In this context, the emergence of the Nexus makes sense. In Africa, people have long understood the potential synergy between energy development and water resources. The very notion that we could address agriculture and food security without considering the contribution of water resource development and management is bizarre.
What the discourse about the water-energy-food Nexus does is to help us to focus back onto practical challenges. It allows us to look at water and its management from the perspective of society rather than from that of a small group of (often self-selected) water custodians.
Certainly, the Nexus helps us to identify how water management can contribute to important goals of food and energy security and offers to do this in a more sustainable manner – hydropower is one of Africa’s great untapped energy resources and, although it must be developed with care for its social and local environmental impacts, it will enable Africa to sustain the current high proportion of renewables in its energy mix.
This focuses attention on the need for strengthened water resource management at all levels. Water resource administrations are normally almost invisible and low priority because they don’t deliver immediate outcomes. But they are the foundation on which water-related activities are built. They need to be able to engage with other sectors, to connect with, inform and learn from social and economic actors, otherwise they will remain sidelined in a water ghetto.
The Nexus: gaps to fill
This also highlights that the Nexus is not a comprehensive framework for water management, which means it should be used with caution. Its focus on just two key water-using sectors loses some of the important elements of integration that were part of the original concept of integrated management, before it was hijacked by the Dublin lobbyists.
The Nexus does not help to address critical issues such as nature – how can hydropower dams be designed to support environmental flows if nature is not a key objective. Nor does it address water-related hazards – how can hydropower dams be used to mitigate floods and to sustain navigation on important rivers in dry seasons? What about the fastest growing uses – water for urban needs? And the challenge of maintaining the quality of water resources? Way back in 1977, the UN Water Conference at Mar del Plata endorsed the original concept of integration, which addressed these challenges that the Nexus misses through its exclusive focus on food and energy.
Work in Africa (i.e. the Zambezi and Nile), has shown that an important building block in transboundary rivers are multi-sector opportunity studies which look precisely at the different elements and who may benefit from them as the way to promote effective cooperation. Working cooperatively with agriculture and energy sectors, we can see how hydropower generation can be complementary to irrigation, can reduce floods and help to manage water quality challenges while still conserving critical biodiversity and allowing other uses.

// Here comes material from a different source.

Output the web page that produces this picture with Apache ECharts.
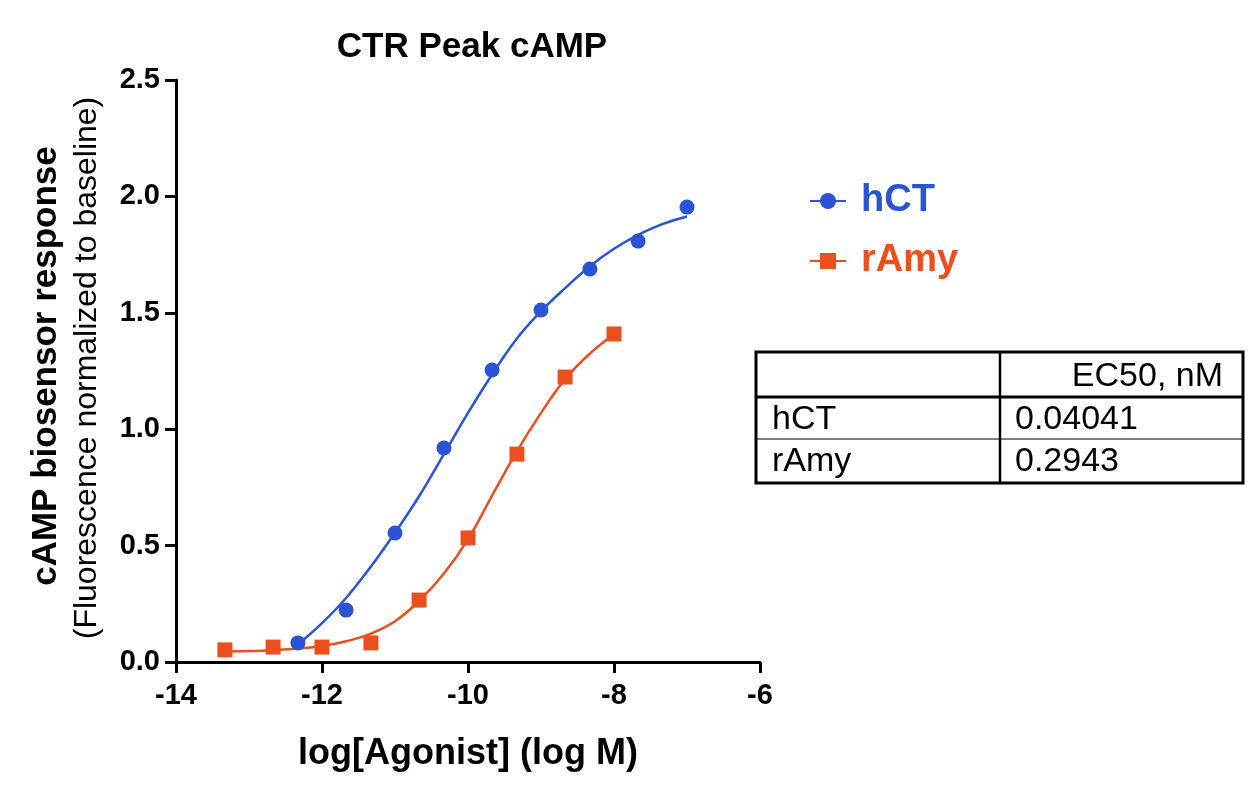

In short, while the Nexus does not provide a comprehensive solution to the challenge of water security it does offer a way forward.
How can we harness the Nexus to address water security?
The Nexus has the strength of communication behind it; it appeals to public emotions and practical outcomes through its focus on food, water, climate and energy. It provides a platform for us to address water security, but we must learn how to use it effectively: addressing water security by starting with the resource itself.
To do that, we should use the focus on energy and food priorities to highlight what needs to be done. So we should emphasize that energy and food are just part of the larger goal of water security. To achieve that, we must strengthen and reorient water management institutions, making it clear that their job is to serve and support social and economic activities, not to do all the work themselves.
Those institutions must concentrate on monitoring and understanding the water resources of which they are societies’ custodians, tracking what water we have, how it is used and what trends are emerging. That information should in turn guide the investments in the hard infrastructure and soft management instruments that we will need as a global community if we are to achieve the goal of water security and meet the challenges of a rapidly changing world.
So the Nexus is not a new approach to water resource management. But it is a valuable reminder of the need to get water resource management back to basics, aiming for the kind of developmental outcomes that matter – adequate food, clean energy and a reliable supply of water.